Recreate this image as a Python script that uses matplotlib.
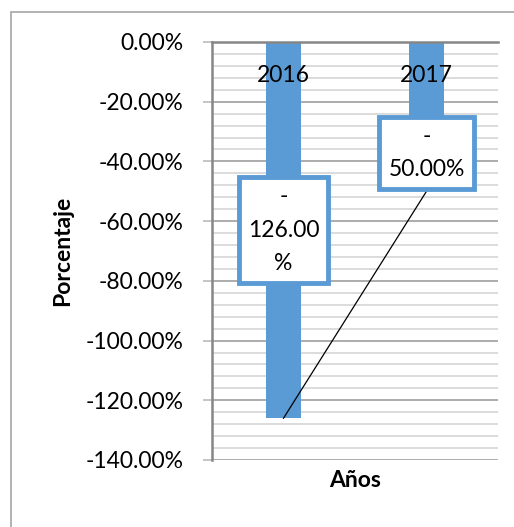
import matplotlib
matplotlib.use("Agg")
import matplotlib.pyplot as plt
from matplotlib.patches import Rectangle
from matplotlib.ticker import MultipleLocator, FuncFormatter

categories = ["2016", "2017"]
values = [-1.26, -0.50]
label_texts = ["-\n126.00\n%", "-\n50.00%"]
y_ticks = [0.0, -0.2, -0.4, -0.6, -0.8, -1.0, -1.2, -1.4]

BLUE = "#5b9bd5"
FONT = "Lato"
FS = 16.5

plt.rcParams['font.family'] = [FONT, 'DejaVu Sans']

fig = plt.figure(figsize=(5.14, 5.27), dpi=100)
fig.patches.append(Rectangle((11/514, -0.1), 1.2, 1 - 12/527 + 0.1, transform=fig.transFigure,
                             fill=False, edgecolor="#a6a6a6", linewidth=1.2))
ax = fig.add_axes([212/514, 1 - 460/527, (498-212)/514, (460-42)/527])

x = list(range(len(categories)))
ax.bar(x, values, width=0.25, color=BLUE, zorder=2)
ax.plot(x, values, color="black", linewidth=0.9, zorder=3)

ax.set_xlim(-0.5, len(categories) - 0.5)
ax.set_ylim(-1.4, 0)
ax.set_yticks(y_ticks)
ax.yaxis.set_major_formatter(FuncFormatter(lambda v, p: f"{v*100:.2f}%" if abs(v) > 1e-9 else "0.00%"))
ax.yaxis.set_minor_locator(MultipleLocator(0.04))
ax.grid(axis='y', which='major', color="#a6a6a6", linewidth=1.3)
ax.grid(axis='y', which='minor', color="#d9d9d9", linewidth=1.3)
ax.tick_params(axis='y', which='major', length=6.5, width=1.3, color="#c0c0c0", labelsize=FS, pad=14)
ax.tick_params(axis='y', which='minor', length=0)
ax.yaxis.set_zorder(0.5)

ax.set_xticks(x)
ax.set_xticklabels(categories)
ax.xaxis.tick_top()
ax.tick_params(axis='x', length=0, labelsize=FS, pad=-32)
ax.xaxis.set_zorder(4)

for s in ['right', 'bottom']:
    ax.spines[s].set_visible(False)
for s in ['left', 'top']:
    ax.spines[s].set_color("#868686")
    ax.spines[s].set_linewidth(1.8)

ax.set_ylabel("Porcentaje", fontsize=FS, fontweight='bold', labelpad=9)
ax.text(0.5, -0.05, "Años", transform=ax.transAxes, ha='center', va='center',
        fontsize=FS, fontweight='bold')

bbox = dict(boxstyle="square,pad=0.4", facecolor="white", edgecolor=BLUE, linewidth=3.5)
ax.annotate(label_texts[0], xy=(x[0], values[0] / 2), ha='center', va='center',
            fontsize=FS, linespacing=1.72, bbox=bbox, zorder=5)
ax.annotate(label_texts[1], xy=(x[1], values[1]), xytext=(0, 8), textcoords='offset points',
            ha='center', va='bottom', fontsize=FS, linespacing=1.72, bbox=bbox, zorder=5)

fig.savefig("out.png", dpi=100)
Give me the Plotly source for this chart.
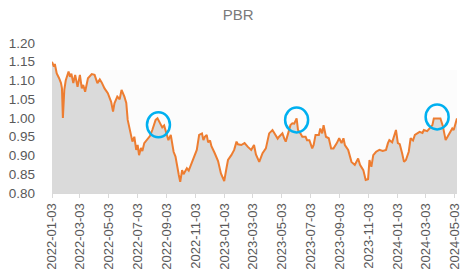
======
Goal:
Only the lines from the top of the records through the line with "from matplotlib.ticker import" belong in the copy; write them out exactly, leaving out pictures.

Answer below:
Recreate this image as a Python script that uses matplotlib.
import matplotlib
matplotlib.use("Agg")
import matplotlib.pyplot as plt
from matplotlib.patches import Rectangle
from matplotlib.ticker import MultipleLocator, FuncFormatter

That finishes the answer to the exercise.